Gathering a host of keynote speakers that included Salesforce.com chairman and CEO Marc Benioff, Richard Branson, and Jeff Immelt, CEOs of Virgin Group and GE, respectively, the theme of the cloud computing event was "Touch the Social Enterprise," and Salesforce.com's slew of product announcements were true to the tagline.
At the event, Salesforce.com introduced Chatter Communities for Service, on target for general release by mid-2013. Essentially, the solution combines Web self-service and peer-to-peer communities to help companies collaboratively connect with customers. A similar offering, called Chatter Communities for Partners, was launched for distributors, resellers, and suppliers.
"A few of the community vendors are pretty hot right now, and it becomes, 'Do you spend the money [to acquire] or just try and build something that's attached to Chatter?'" remarks Michael Fauscette, group vice president of software business solutions at IDC.
Salesforce.com also revealed the Salesforce.com Marketing Cloud, which marks the next chapter after its acquisitions of social marketing and monitoring platforms Buddy Media and Radian6.
Marketing Cloud enables users to connect information and data through social listening with demand and lead management. "It's great from a visibility standpoint," comments Heidi Melin, chief marketing officer at Eloqua. With Marketing Cloud, users can manage and optimize social ad campaigns, push social content, and identify and engage brand advocates within Salesforce.com.
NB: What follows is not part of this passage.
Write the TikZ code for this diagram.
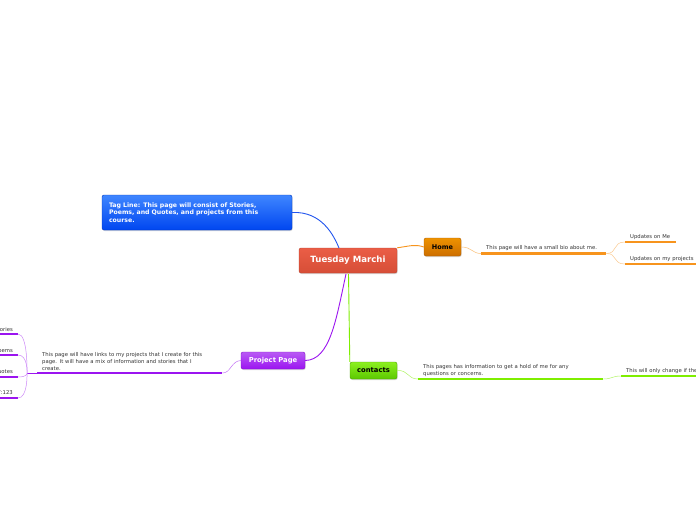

"From a social marketing perspective, it's a pretty good offering," Fauscette adds. "[Salesforce.com] spent a lot of time over the last few years beefing up the Service Cloud side, but marketing was always kind of the open piece."
In addition to the Marketing Cloud, Salesforce.com invested in its Sales Cloud. "You can tell that Salesforce.com is] starting to focus more on, 'What does the salesperson really need to be more effective?'" Fauscette observes. "They did the content management piece a few years ago, but now they're doing more around getting tools into the hands of salespeople."
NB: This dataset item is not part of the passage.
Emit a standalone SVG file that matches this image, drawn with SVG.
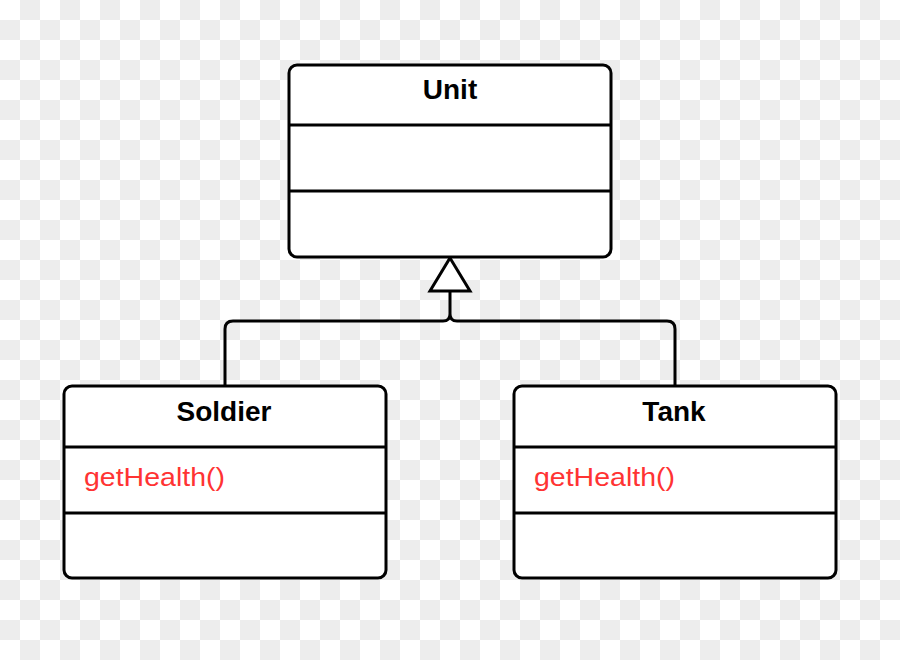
<svg xmlns="http://www.w3.org/2000/svg" width="900" height="660" viewBox="0 0 900 660">
  <defs>
    <pattern id="checker" x="0" y="0" width="40" height="40" patternUnits="userSpaceOnUse">
      <rect width="40" height="40" fill="#ffffff"/>
      <rect x="20" y="0" width="20" height="20" fill="#ededed"/>
      <rect x="0" y="20" width="20" height="20" fill="#ededed"/>
    </pattern>
  </defs>
  <style>
    .box { fill: #ffffff; stroke: #000000; stroke-width: 3; }
    .div { stroke: #000000; stroke-width: 3; }
    .title { font-family: "Liberation Sans", Arial, sans-serif; font-weight: bold; font-size: 28px; fill: #000000; text-anchor: middle; }
    .method { font-family: "Liberation Sans", Arial, sans-serif; font-size: 26px; fill: #ff3333; }
    .conn { fill: none; stroke: #000000; stroke-width: 3; }
  </style>
  <rect width="900" height="660" fill="url(#checker)"/>

  <g id="connectors">
    <path class="conn" d="M225,385 L225,329 Q225,321 233,321 L443,321 Q450,321 450,314 L450,291 M675,385 L675,329 Q675,321 667,321 L457,321 Q450,321 450,314"/>
    <polygon class="conn" points="450,258 470,291 430,291" fill="#ffffff" style="fill:#ffffff"/>
  </g>

  <g id="unit">
    <rect class="box" x="289" y="65" width="322" height="192" rx="8"/>
    <line class="div" x1="289" y1="125" x2="611" y2="125"/>
    <line class="div" x1="289" y1="191" x2="611" y2="191"/>
    <text class="title" x="450" y="99">Unit</text>
  </g>

  <g id="soldier">
    <rect class="box" x="64" y="386" width="322" height="192" rx="8"/>
    <line class="div" x1="64" y1="447" x2="386" y2="447"/>
    <line class="div" x1="64" y1="513" x2="386" y2="513"/>
    <text class="title" x="224" y="421">Soldier</text>
    <text class="method" x="84" y="486" textLength="141" lengthAdjust="spacingAndGlyphs">getHealth()</text>
  </g>

  <g id="tank">
    <rect class="box" x="514" y="386" width="322" height="192" rx="8"/>
    <line class="div" x1="514" y1="447" x2="836" y2="447"/>
    <line class="div" x1="514" y1="513" x2="836" y2="513"/>
    <text class="title" x="674" y="421">Tank</text>
    <text class="method" x="534" y="486" textLength="141" lengthAdjust="spacingAndGlyphs">getHealth()</text>
  </g>
</svg>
In addition to its new HTML 5 Touch technology—which allows developers to deploy an app on any device and salespeople to access their CRM systems on mobile devices—salespeople now have access to Social Key within Data.com, which enables users to connect social profile data with customer and account records.
Some analysts suggest that the most compelling news at the show involved the Force.com cloud developer platform. "If you look at it, there are real ways for independent software vendors to use the platform and to have embedded social, which may be even larger than some of the [product news] that was announced," Fauscette remarks.
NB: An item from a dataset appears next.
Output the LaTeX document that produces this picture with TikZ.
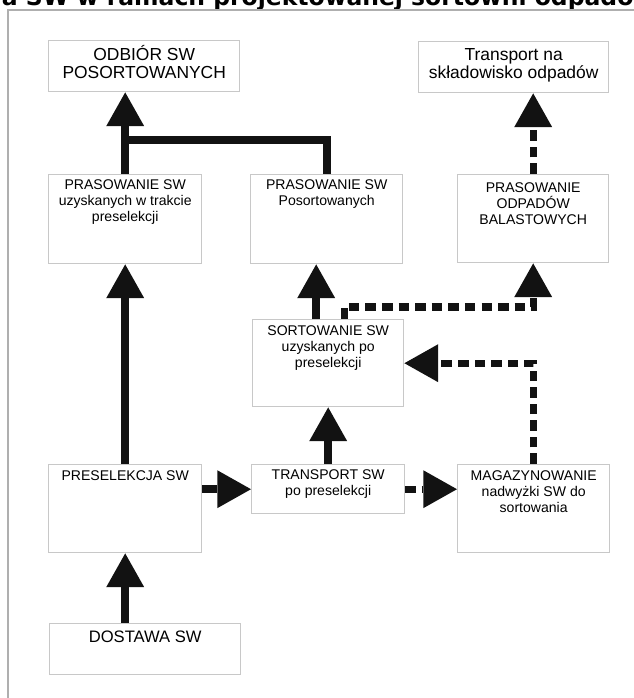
\documentclass[tikz,border=0pt]{standalone}
\usepackage{fontspec}
\setmainfont{Liberation Sans}
\newfontfamily\titlefont{DejaVu Sans}
\usetikzlibrary{arrows.meta,calc}
\definecolor{boxgray}{RGB}{200,200,200}
\definecolor{framegray}{RGB}{175,175,175}
\definecolor{arrowblack}{RGB}{18,18,18}
\newlength\pxu
\setlength\pxu{0.25mm}
% box text: width, height, first baseline, lines (all in px)
\newcommand{\boxtext}[4]{\parbox[c][#2\pxu][t]{#1\pxu}{\centering\rule{0pt}{#3\pxu}#4}}

\begin{document}
\begin{tikzpicture}[x=0.25mm,y=-0.25mm,
    box/.style={draw=boxgray,line width=1pt,inner sep=0pt,anchor=north west},
    big/.style={font=\fontsize{12.4}{13}\selectfont},
    small/.style={font=\fontsize{10}{11.3}\selectfont},
    flow/.style={draw=arrowblack,line width=5.7pt,-{Triangle[length=24pt,width=27pt,line width=0pt]}},
    dflow/.style={flow,line width=5pt,dash pattern=on 7.5pt off 4.3pt},
    link/.style={draw=arrowblack,line width=5.7pt}]
  \clip (0,0) rectangle (634,698);
  \node[anchor=base west,font=\titlefont\bfseries\fontsize{16.7}{18}\selectfont] (title) at (-3,5) {a SW w ramach projektowanej sortowni odpadów};
  \draw[framegray,line width=0.8pt] (8,698) -- (8,10) -- (634,10);

  \node[box,big]   (odbior)  at (48,40)   {\boxtext{191}{51}{20}{ODBIÓR SW\\POSORTOWANYCH}};
  \node[box,big]   (skladow) at (418,41)  {\boxtext{190}{51}{19}{Transport na\\składowisko odpadów}};
  \node[box,small] (prasPre) at (48,174)  {\boxtext{153}{89}{15}{PRASOWANIE SW\\uzyskanych w trakcie\\preselekcji}};
  \node[box,small] (prasPos) at (250,174) {\boxtext{152}{89}{15}{PRASOWANIE SW\\Posortowanych}};
  \node[box,small] (prasBal) at (457,174) {\boxtext{151}{88}{18}{PRASOWANIE\\ODPADÓW\\BALASTOWYCH}};
  \node[box,small] (sort)    at (252,319) {\boxtext{151}{87}{16}{SORTOWANIE SW\\uzyskanych po\\preselekcji}};
  \node[box,small] (presel)  at (48,464)  {\boxtext{153}{88}{16}{PRESELEKCJA SW}};
  \node[box,small] (transp)  at (251,464) {\boxtext{153}{49}{15}{TRANSPORT SW\\po preselekcji}};
  \node[box,small] (magaz)   at (457,464) {\boxtext{152}{88}{16}{MAGAZYNOWANIE\\nadwyżki SW do\\sortowania}};
  \node[box,font=\fontsize{11.8}{14}\selectfont] (dostawa) at (49,623) {\boxtext{191}{51}{19}{DOSTAWA SW}};

  \coordinate (join)    at ($(prasPre.north)+(0,-34)$);
  \coordinate (sortUp)  at ($(sort.north)+(-12,0)$);
  \coordinate (sortBal) at ($(sort.north)+(16,0)$);

  \draw[flow] (presel.south |- dostawa.north) -- (presel.south);
  \draw[flow] (presel.north) -- (prasPre.south);
  \draw[flow] (prasPre.north) -- (prasPre.north |- odbior.south);
  \draw[link] (prasPos.north) |- (join);
  \draw[flow] (presel.east |- transp.west) -- (transp.west);
  \draw[flow] (transp.north) -- (sort.south);
  \draw[flow] (sortUp) -- (sortUp |- prasPos.south);
  \draw[dflow] (sortBal) -- ++(0,-12) -| (prasBal.south);
  \draw[dflow] (transp.east) -- (transp.east -| magaz.west);
  \draw[dflow] (magaz.north) |- (sort.east);
  \draw[dflow] (prasBal.north) -- (prasBal.north |- skladow.south);
\end{tikzpicture}
\end{document}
More than 2.3 million custom apps have been built by customers, and more than 1,600 apps have been developed by partners thus far using the Force.com cloud developer platform. One such partner, Concur, developed a tool called Trip Maximizer for its travel and expense management app that socializes trip planning using collaboration tool Chatter.
Clearly, Salesforce.com has presented its customers with a variety of options. But as Leslie Ament, vice president at Hypatia Research Group, points out, "having so many choices is always a double-edged sword for customers and software providers" and requires Salesforce.com to carefully point customers in the right direction for their particular business requirements, cultures, and growth plans.